The Managed Body by Chris Bobel

The Managed Body by Chris Bobel

Author:Chris Bobel
Language: eng
Format: epub
ISBN: 9783319894140
Publisher: Springer International Publishing


Time to Ask Why

I join Joseph in her critique, though from a different social location. In the pages that follow, I will unpack this analysis through an explanation of the ideologies that shape the MHM problem frame explored in the previous chapter as well as the consequences of that spectacularized formulation. As I demonstrated in the preceding pages, MHM, overall, is a social movement that intervenes first and asks questions later. That is, its claims rest on a weak evidentiary basis, but, nonetheless, awareness campaigns, fundraising, and program development and implementation—especially the provision of menstrual care materials—continue at near-breakneck speed. So, it is time to ask questions. Why this is happening? What are the potential consequences of this discourse? A preview of my answer to these conjoined questions is this: The rhetorics of campaigns are intended to unite people of the Global North and Global South in common purpose, but they actually and ironically further the distance between them. This discourse—a “feminist fable” following Cornwall et al. (2008)—resonates with Western assumptions about life in the Global South, a depiction that promulgates geopolitical hierarchies and creates a justification for a narrow set of interventions. While MHM discourse attempts to capture attention and build connection, its reliance on spectacularized representations of girls in the Global South works to authorize “rescue” by well-meaning “saviors.” This, in short, is the problem with the problem.

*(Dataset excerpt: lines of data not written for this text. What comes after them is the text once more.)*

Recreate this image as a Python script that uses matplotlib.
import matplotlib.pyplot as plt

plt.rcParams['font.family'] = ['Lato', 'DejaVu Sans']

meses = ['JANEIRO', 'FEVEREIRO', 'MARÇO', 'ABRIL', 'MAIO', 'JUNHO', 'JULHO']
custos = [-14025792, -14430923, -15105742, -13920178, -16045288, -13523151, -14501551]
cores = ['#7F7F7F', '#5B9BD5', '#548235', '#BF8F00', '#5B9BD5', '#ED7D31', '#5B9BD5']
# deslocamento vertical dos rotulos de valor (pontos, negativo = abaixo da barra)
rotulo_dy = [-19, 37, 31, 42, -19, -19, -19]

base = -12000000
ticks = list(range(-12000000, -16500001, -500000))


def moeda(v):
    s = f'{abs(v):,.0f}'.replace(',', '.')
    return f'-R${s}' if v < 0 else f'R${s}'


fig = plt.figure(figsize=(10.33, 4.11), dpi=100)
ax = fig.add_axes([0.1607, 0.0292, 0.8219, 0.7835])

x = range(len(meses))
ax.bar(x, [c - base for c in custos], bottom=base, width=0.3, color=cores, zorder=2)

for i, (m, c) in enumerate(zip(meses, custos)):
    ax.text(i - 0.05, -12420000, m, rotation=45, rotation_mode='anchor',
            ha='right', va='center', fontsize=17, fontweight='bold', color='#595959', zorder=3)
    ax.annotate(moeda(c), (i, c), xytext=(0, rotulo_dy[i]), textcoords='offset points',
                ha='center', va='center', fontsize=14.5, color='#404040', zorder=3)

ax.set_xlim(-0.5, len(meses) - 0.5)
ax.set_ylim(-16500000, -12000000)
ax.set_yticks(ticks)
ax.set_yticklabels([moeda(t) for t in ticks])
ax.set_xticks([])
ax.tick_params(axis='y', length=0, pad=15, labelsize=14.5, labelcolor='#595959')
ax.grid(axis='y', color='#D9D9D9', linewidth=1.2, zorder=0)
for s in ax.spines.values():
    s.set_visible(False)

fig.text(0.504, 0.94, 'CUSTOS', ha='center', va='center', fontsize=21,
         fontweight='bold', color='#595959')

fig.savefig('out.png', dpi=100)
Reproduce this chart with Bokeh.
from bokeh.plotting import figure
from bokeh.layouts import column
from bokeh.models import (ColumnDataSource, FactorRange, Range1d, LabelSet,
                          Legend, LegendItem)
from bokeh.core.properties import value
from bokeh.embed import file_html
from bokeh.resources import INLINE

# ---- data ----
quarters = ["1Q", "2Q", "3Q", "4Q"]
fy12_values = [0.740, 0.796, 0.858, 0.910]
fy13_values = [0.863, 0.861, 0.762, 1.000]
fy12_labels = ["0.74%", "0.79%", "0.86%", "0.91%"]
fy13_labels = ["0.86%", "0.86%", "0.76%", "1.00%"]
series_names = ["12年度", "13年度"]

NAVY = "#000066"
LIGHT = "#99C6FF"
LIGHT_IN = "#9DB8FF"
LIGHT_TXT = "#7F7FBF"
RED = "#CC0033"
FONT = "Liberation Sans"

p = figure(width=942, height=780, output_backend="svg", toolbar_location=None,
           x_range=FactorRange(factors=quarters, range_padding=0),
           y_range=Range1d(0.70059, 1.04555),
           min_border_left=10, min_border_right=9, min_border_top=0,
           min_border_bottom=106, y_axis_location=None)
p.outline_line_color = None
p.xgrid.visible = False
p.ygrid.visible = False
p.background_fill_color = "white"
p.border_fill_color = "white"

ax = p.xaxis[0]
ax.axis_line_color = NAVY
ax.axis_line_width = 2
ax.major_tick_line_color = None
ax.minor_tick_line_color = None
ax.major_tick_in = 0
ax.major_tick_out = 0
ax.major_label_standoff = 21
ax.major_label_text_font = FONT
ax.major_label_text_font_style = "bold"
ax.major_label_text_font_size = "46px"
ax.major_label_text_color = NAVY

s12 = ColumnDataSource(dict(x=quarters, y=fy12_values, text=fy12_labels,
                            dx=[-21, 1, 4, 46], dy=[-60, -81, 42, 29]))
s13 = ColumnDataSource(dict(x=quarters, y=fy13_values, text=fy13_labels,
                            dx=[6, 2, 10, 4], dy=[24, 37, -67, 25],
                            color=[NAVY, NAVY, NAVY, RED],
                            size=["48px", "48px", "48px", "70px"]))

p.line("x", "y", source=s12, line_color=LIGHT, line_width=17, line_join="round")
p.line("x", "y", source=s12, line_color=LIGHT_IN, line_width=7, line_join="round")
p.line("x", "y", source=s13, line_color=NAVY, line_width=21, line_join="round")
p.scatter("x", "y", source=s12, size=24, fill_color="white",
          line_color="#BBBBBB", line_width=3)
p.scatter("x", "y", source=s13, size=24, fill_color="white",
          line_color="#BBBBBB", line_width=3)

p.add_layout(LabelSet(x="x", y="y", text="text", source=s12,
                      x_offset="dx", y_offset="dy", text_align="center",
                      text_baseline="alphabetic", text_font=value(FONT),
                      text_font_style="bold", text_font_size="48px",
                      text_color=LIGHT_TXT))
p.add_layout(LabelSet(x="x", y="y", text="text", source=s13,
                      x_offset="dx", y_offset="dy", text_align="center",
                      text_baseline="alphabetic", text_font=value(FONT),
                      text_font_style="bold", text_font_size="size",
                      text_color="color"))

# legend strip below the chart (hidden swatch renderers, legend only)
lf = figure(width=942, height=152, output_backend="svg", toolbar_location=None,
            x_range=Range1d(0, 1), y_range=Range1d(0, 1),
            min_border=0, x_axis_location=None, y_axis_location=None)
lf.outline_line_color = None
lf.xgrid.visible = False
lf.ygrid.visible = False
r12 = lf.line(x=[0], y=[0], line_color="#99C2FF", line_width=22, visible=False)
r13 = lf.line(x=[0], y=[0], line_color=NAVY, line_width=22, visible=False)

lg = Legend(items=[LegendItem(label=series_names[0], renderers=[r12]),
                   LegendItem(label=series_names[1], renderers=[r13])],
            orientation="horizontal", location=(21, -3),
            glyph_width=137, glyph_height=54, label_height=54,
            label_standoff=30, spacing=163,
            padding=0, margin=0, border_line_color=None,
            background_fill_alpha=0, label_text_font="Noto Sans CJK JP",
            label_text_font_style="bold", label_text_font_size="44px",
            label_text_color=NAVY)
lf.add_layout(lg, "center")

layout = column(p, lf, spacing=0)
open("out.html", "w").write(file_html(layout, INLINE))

I use the word “spectacularized” quite deliberately; it refers to a concept foundational to the work of Debord (1968), the critical Marxist theorist. He situates the spectacle as central to the alienating features of capitalist society. He writes, “The spectacle is not a collection of images; rather it is a social relationship between people that is mediated by image” (5). Per Debord , this collection of images enables the media’s power over consumers. The spectacle serves to consolidate and unify bits and pieces, to flatten complexity to make it more discernible, and thus, digestible. The spectacle is the enemy of heterogeneity. Colloquially, we might call it a stereotype on steroids. Writing later, Baudrillard (2007) cynically asserts that the masses consume the spectacle over more complex and often inconsistent material; they are driven by their hunger for spectacle, a craving that transcends a quest for reason. To him, “The masses scandalously resist this imperative of rational communication. They are given meaning: they want spectacle” (40). Bringing us back to MHM, the spectacle emerges in depictions of girls suffering in the Global South: a vast region spanning nations—indeed, continents—and encompassing diversity of every imaginable kind pertaining to language, history, culture, lifestyle, gender norms, religion, governance, wealth-to-poverty ratios, and, of course, experiences of the menstrual cycle. Yet, girls and their lived experiences are rendered monolithically.